Create a cover sheet for all of your presentations, whether for an airline quote or a multi-country tour through Europe. Include
your logo on the cover sheet, your name, the date and most importantly, your clients’ names. Indicate that the presentation was “prepared especially for Mr. and Ms. Client” or some other designation to illustrate the effort that went into your work product. Keep the language in your presentation clean and simple. Use short, clear sentences and be sure to check spelling and grammar. Use professional graphics and design principles. In fact, it is worthwhile to have your cover sheet and presentation elements professionally designed by a graphic artist and amortizing the cost over the hundreds of presentations for which you will use the investment. Presentations such as this can be hand delivered and, when possible, should be done in person with all of the decision makers present. If an in-person presentation is not possible, create a PDF that includes your cover sheet.
As I’ve said before, don’t designate your presentation as a “Quote”. That terminology sounds like you are selling the client a product or bidding for their business. Remember that your position is that of a consultant – you are helping the client make an intelligent buying decision. Include a short summary of the reasoning behind your recommendation. Repeat back what the client has asked of you and how your recommendation meets that need. If you have used the property, tour operator or some other element of the presentation with past clients, indicate that experience and the satisfaction that others have had in their dealings with these particular suppliers. If you can back up your research with a testimonial, do so. If you know your suppliers well, indicate your familiarity, including names of the concierge at the property you are recommending or the name of the driver for their transfers if available. In short, establish your relationship with the supplier and the properties you are using. Your business is relationships. These personal touches will give your clients confidence in your selections.
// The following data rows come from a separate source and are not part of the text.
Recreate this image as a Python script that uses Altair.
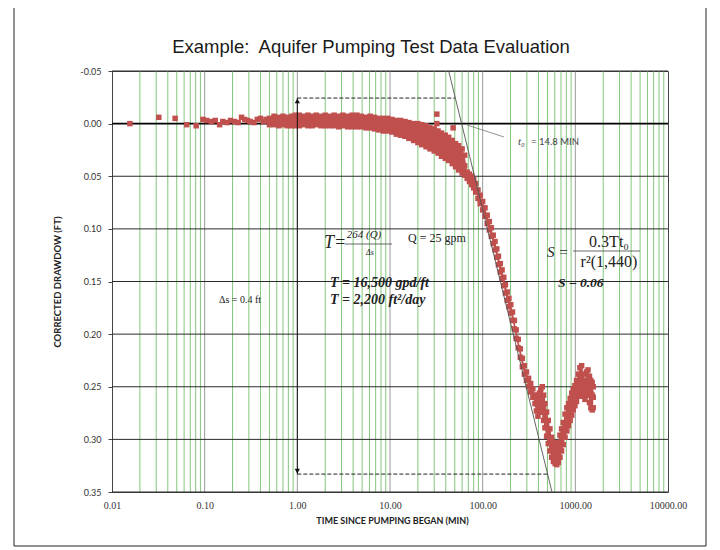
import altair as alt
import pandas as pd

W, H = 556, 421

# ---------------- data ----------------
early_t = [0.0156, 0.032, 0.048, 0.064, 0.081, 0.096, 0.105, 0.118, 0.13, 0.145, 0.157, 0.175,
           0.19, 0.21, 0.23, 0.25, 0.27, 0.29, 0.31, 0.34, 0.37, 0.40, 0.43, 0.46]
early_s = [0.000, -0.006, -0.005, 0.001, 0.002, -0.004, -0.003, -0.002, -0.003, 0.001, -0.002, -0.001,
           -0.003, -0.002, -0.001, -0.006, -0.004, -0.003, -0.002, -0.001, -0.004, -0.005, -0.002, -0.004]

band_t = [0.5, 0.56, 0.63, 0.7, 0.78, 0.87, 0.95, 1.05, 1.15, 1.3, 1.45, 1.6, 1.8, 2.0, 2.25, 2.5,
          2.8, 3.1, 3.5, 3.9, 4.4, 4.9, 5.5, 6.1, 6.8, 7.6, 8.5, 9.5, 10.5, 11.7, 13, 14.5, 16, 18,
          20, 22, 24.5, 27, 30, 33, 36, 39.5, 43, 47, 51, 55, 60, 64]
band_upper = [-0.005, -0.007, -0.006, -0.007, -0.006, -0.007, -0.008, -0.008, -0.007, -0.008, -0.007,
              -0.008, -0.007, -0.008, -0.007, -0.008, -0.007, -0.008, -0.007, -0.008, -0.008, -0.007,
              -0.006, -0.007, -0.006, -0.005, -0.005, -0.005, -0.004, -0.003, -0.003, -0.002, -0.001,
              0.000, 0.000, 0.001, 0.002, 0.004, 0.005, 0.007, 0.009, 0.011, 0.013, 0.016, 0.019,
              0.021, 0.024, 0.030]
band_mid = [-0.002, -0.003, -0.002, -0.003, -0.002, -0.003, -0.003, -0.003, -0.003, -0.003, -0.002,
            -0.003, -0.003, -0.003, -0.002, -0.003, -0.003, -0.003, -0.002, -0.003, -0.002, -0.002,
            -0.001, -0.001, -0.001, 0.000, 0.001, 0.001, 0.002, 0.003, 0.004, 0.005, 0.006, 0.008,
            0.009, 0.010, 0.012, 0.014, 0.016, 0.018, 0.020, 0.022, 0.024, 0.027, 0.030, 0.033,
            0.036, 0.040]
band_lower = [0.001, 0.001, 0.002, 0.001, 0.002, 0.002, 0.002, 0.002, 0.001, 0.002, 0.002, 0.001,
              0.002, 0.002, 0.002, 0.002, 0.003, 0.002, 0.003, 0.003, 0.003, 0.003, 0.004, 0.004,
              0.005, 0.006, 0.007, 0.007, 0.008, 0.010, 0.011, 0.012, 0.014, 0.016, 0.018, 0.020,
              0.022, 0.024, 0.026, 0.028, 0.031, 0.033, 0.035, 0.038, 0.041, 0.044, 0.047, 0.049]

outlier_t = [32, 32, 48]
outlier_s = [-0.009, 0.000, 0.004]

steep_t = [68, 72, 76, 80, 84, 89, 94, 100, 106, 112, 118, 124, 130, 136, 142, 148, 155, 162, 169,
           176, 184, 192, 201, 210, 220, 230, 242, 255, 268, 282, 297, 313, 330, 348, 367]
steep_s = [0.046, 0.048, 0.050, 0.053, 0.057, 0.063, 0.068, 0.074, 0.080, 0.087, 0.093, 0.099,
           0.106, 0.112, 0.119, 0.126, 0.133, 0.139, 0.146, 0.153, 0.160, 0.166, 0.172, 0.179,
           0.187, 0.196, 0.205, 0.214, 0.223, 0.230, 0.236, 0.242, 0.247, 0.252, 0.258]
steep_s_low = [0.052, 0.055, 0.058, 0.061, 0.065, 0.071, 0.076, 0.082, 0.088, 0.095, 0.101, 0.107,
               0.114, 0.120, 0.127, 0.134, 0.141, 0.147, 0.154, 0.161, 0.168, 0.174, 0.180, 0.187,
               0.195, 0.204, 0.213, 0.222, 0.231, 0.238, 0.244, 0.250, 0.255, 0.260, 0.266]

late_t = [380, 395, 410, 425, 440, 455, 470, 490, 510, 532, 555, 580, 605, 630, 655, 683, 710, 740,
          775, 810, 845, 880, 915, 950, 990, 1030, 1075, 1120, 1170, 1220, 1270, 1320, 1370, 1420,
          1470, 1520, 1560]
late_upper = [0.258, 0.262, 0.256, 0.252, 0.250, 0.258, 0.266, 0.274, 0.282, 0.290, 0.298, 0.303,
              0.305, 0.305, 0.303, 0.296, 0.290, 0.284, 0.276, 0.270, 0.266, 0.261, 0.256, 0.252,
              0.249, 0.244, 0.238, 0.232, 0.230, 0.238, 0.244, 0.236, 0.234, 0.240, 0.244, 0.246, 0.250]
late_mid = [0.266, 0.270, 0.265, 0.262, 0.262, 0.270, 0.277, 0.285, 0.293, 0.300, 0.307, 0.312,
            0.314, 0.314, 0.313, 0.307, 0.300, 0.294, 0.287, 0.281, 0.276, 0.271, 0.266, 0.262,
            0.258, 0.254, 0.248, 0.243, 0.242, 0.248, 0.252, 0.246, 0.245, 0.252, 0.256, 0.258, 0.260]
late_lower = [0.273, 0.278, 0.274, 0.272, 0.274, 0.282, 0.289, 0.297, 0.304, 0.311, 0.317, 0.321,
              0.323, 0.324, 0.322, 0.317, 0.311, 0.305, 0.298, 0.292, 0.287, 0.282, 0.277, 0.272,
              0.268, 0.264, 0.259, 0.254, 0.255, 0.259, 0.262, 0.258, 0.258, 0.265, 0.270, 0.272, 0.270]

# straight-line fit and construction lines
fit_t = [43, 560]
fit_s = [-0.05, 0.35]
delta_top_t = [1.0, 50]
delta_top_s = [-0.0243, -0.0243]
delta_bot_t = [1.0, 520]
delta_bot_s = [0.333, 0.333]
leader_t = [67.8, 170]
leader_s = [0.0013, 0.0127]

x_ticks = [0.01, 0.1, 1, 10, 100, 1000, 10000]
y_ticks = [-0.05, 0.0, 0.05, 0.10, 0.15, 0.20, 0.25, 0.30, 0.35]

# ---------------- frames ----------------
pts = pd.DataFrame({
    "t": early_t + band_t * 3 + outlier_t + steep_t * 2 + late_t * 3,
    "s": early_s + band_upper + band_mid + band_lower + outlier_s + steep_s + steep_s_low
         + late_upper + late_mid + late_lower,
})
fill_df = pd.DataFrame({
    "t": band_t + steep_t + late_t,
    "lo": band_upper + steep_s + late_upper,
    "hi": band_lower + steep_s_low + late_lower,
})
minor = [m * d for d in x_ticks[:-1] for m in range(2, 10)]
one = pd.DataFrame({"a": [0]})

xs = alt.Scale(type="log", domain=[0.01, 10000], nice=False)
ys = alt.Scale(domain=[-0.05, 0.35], reverse=True, nice=False, zero=False)

X_AX = alt.Axis(values=x_ticks, format=".2f", grid=False, ticks=False, domain=False,
                labelFont="Liberation Serif", labelFontSize=10, labelColor="#333", labelPadding=8,
                labelFlush=False, labelOverlap=False,
                title="TIME SINCE PUMPING BEGAN (MIN)", titleFont="Lato",
                titleFontSize=9, titleFontWeight="bold", titleColor="#222",
                titleX=W / 2 + 2, titleY=28, titleBaseline="middle")
Y_AX = alt.Axis(values=y_ticks, grid=False, ticks=True, tickSize=4, tickColor="#444",
                domain=False,
                labelExpr="replace(format(datum.value, '.2f'), '\u2212', '-')",
                labelFont="Lato", labelFontSize=9, labelColor="#333", labelPadding=7,
                labelOverlap=False, labelFlush=False,
                title="CORRECTED DRAWDOW (FT)", titleFont="Lato", titleFontSize=9.5,
                titleFontWeight="bold", titleColor="#222",
                titleX=-55, titleY=H / 2, titleBaseline="middle")


def X(f):
    return alt.X(f, scale=xs, axis=X_AX)


def Y(f):
    return alt.Y(f, scale=ys, axis=Y_AX)


RED = "#c0504d"

green = alt.Chart(pd.DataFrame({"g": minor})).mark_rule(color="#84c67c", strokeWidth=1).encode(
    x=X("g:Q"))
decade = alt.Chart(pd.DataFrame({"g": x_ticks[1:-1]})).mark_rule(color="#9a9a9a", strokeWidth=1).encode(
    x=X("g:Q"))
hl = alt.Chart(pd.DataFrame({"h": [v for v in y_ticks if v != 0.0]})).mark_rule(
    color="#2a2a2a", strokeWidth=1).encode(y=Y("h:Q"))
zero = alt.Chart(pd.DataFrame({"h": [0.0]})).mark_rule(color="#000000", strokeWidth=1.8).encode(
    y=Y("h:Q"))

fill = alt.Chart(fill_df).mark_area(color=RED, opacity=1).encode(
    x=X("t:Q"), y=Y("lo:Q"), y2="hi:Q")
points = alt.Chart(pts).mark_square(size=30, color=RED, opacity=1).encode(
    x=X("t:Q"), y=Y("s:Q"))


def line(tv, sv, **kw):
    df = pd.DataFrame({"t": tv, "s": sv})
    return alt.Chart(df).mark_line(**kw).encode(x=X("t:Q"), y=Y("s:Q"))


fit = line(fit_t, fit_s, color="#555", strokeWidth=0.9)
dtop = line(delta_top_t, delta_top_s, color="#222", strokeWidth=1, strokeDash=[4, 2])
dbot = line(delta_bot_t, delta_bot_s, color="#222", strokeWidth=1, strokeDash=[4, 2])
leader = line(leader_t, leader_s, color="#777", strokeWidth=0.8)

arrow_df = pd.DataFrame({"t": [1.0], "s1": [delta_top_s[0]], "s2": [delta_bot_s[0]]})
arrow = alt.Chart(arrow_df).mark_rule(color="#111", strokeWidth=1).encode(
    x=X("t:Q"), y=Y("s1:Q"), y2="s2:Q")
head_up = alt.Chart(arrow_df).mark_point(shape="triangle-up", filled=True, size=28, color="#111",
                                          opacity=1, yOffset=3).encode(x=X("t:Q"), y=Y("s1:Q"))
head_dn = alt.Chart(arrow_df).mark_point(shape="triangle-down", filled=True, size=28, color="#111",
                                          opacity=1, yOffset=-3).encode(x=X("t:Q"), y=Y("s2:Q"))


def txt(s, x, y, size, font="Liberation Serif", style="normal", weight="normal", align="left",
        color="#222"):
    return alt.Chart(one).mark_text(text=s, fontSize=size, font=font, fontStyle=style,
                                    fontWeight=weight, align=align, baseline="middle",
                                    color=color).encode(x=alt.value(x), y=alt.value(y))


def bar(x1, x2, y):
    return alt.Chart(one).mark_rule(color="#444", strokeWidth=0.8).encode(
        x=alt.value(x1), x2=alt.value(x2), y=alt.value(y))


texts = [
    txt("Example:\u00a0 Aquifer Pumping Test Data Evaluation", 259, -24, 18.5,
        font="Liberation Sans", align="center", color="#1a1a1a"),
    txt("t\u2080", 406, 71, 11, style="italic", color="#444"),
    txt("= 14.8 MIN", 419, 71, 9.5, font="Lato", color="#444"),
    txt("\u0394s = 0.4 ft", 128, 229, 10, align="center"),
    txt("T=", 212, 172, 18, style="italic"),
    txt("264 (Q)", 252, 164, 11, style="italic", align="center"),
    bar(233, 280, 173),
    txt("\u0394s", 258, 182, 8, style="italic", align="center"),
    txt("Q = 25 gpm", 325, 167, 12, align="center"),
    txt("T = 16,500 gpd/ft", 218, 212, 14, style="italic", weight="bold"),
    txt("T = 2,200 ft\u00b2/day", 218, 229, 14, style="italic", weight="bold"),
    txt("S =", 435, 181, 15, style="italic"),
    txt("0.3Tt\u2080", 497, 171, 16, align="center"),
    bar(461, 528, 180),
    txt("r\u00b2(1,440)", 497, 191, 16, align="center"),
    txt("S = 0.06", 446, 212, 13.5, style="italic", weight="bold"),
]

frame = alt.Chart(one).mark_rect(fillOpacity=0, stroke="#222", strokeWidth=1).encode(
    x=alt.value(-98), x2=alt.value(594), y=alt.value(-64), y2=alt.value(475))

chart = alt.layer(
    frame, green, decade, hl, zero, fill, points, fit, dtop, dbot, leader, arrow, head_up, head_dn,
    *texts
).properties(
    width=W, height=H,
    autosize=alt.AutoSizeParams(type="none"),
    padding={"left": 104, "top": 63, "right": 44, "bottom": 58},
    background="white",
).configure_view(stroke="#444", strokeWidth=1)

chart.save("out.html", embed_options={"renderer": "svg", "actions": False})
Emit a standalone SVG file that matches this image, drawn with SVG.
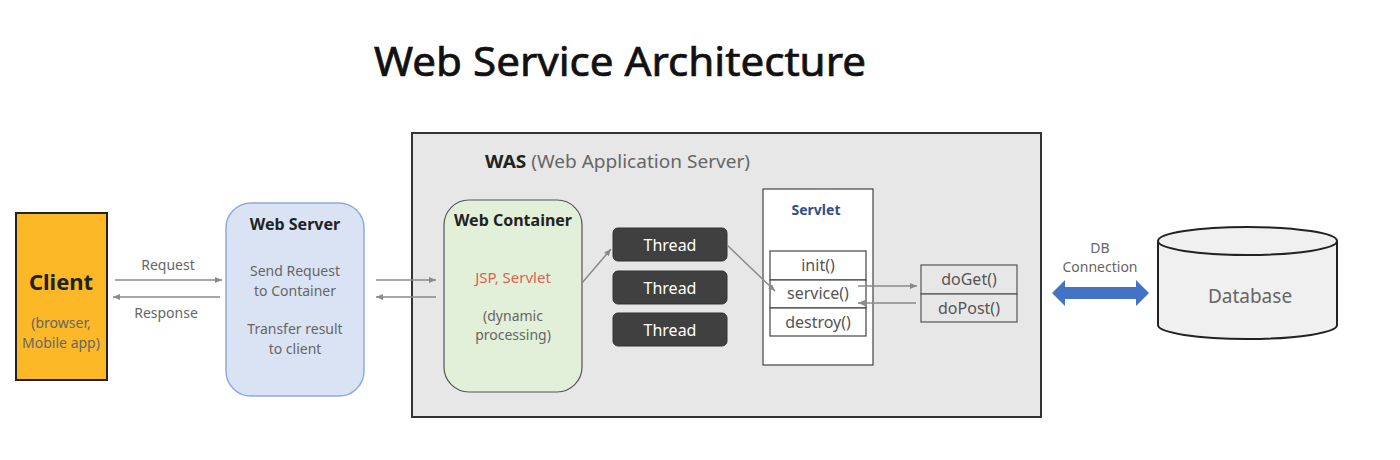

Include any literature you have on the properties you are recommending. If you are using a brochure, mark the important pages clearly. Provide the client with a TRO Destination Guide, which is free for your use in the Marketing Section of our site. At the end of the presentation, include a full invoice including insurance, day trips and any other extras. Explain that you have held the reservations in their name and that they are available and now await the deposit.
Speak plainly to your clients and de-mystify travel by explaining it in terms of your understanding of, and relationships with, the suppliers on the one hand and the client on the other. Have you had the experience of a doctor, a web site designer, a computer sales person or an auto mechanic using terminology that is over your head? The experience is more than a little frustrating, particularly when you have the suspicion that the real agenda is to keep you in your place as a consumer and them in their place as the expert. They spend most of their encounter talking TO you and then, at the end of their monologue, ask you to make a decision, which usually amounts to accepting their expensive recommendation. Consumers do not want their professionals to talk TO them. They want you to hold a discussion WITH them. Presenting the client with a clear recommendation along with your reasoning and an explanation of your past experience with your suppliers solidifies all of the relationships and engages their confidence. Remember that, as a travel professional, your opinion and recommendation matters to the client and is one of the key reasons they turn to you.
Think about the other professionals you encounter in your own experience. They first evaluate your situation by having a discussion with you. Next, they seek to educate you in general about the parameters of your situation. Almost all professionals will then do some research, after which they will present options and make recommendations. Right? This same process is a great roadmap for you to follow as a travel consultant as well.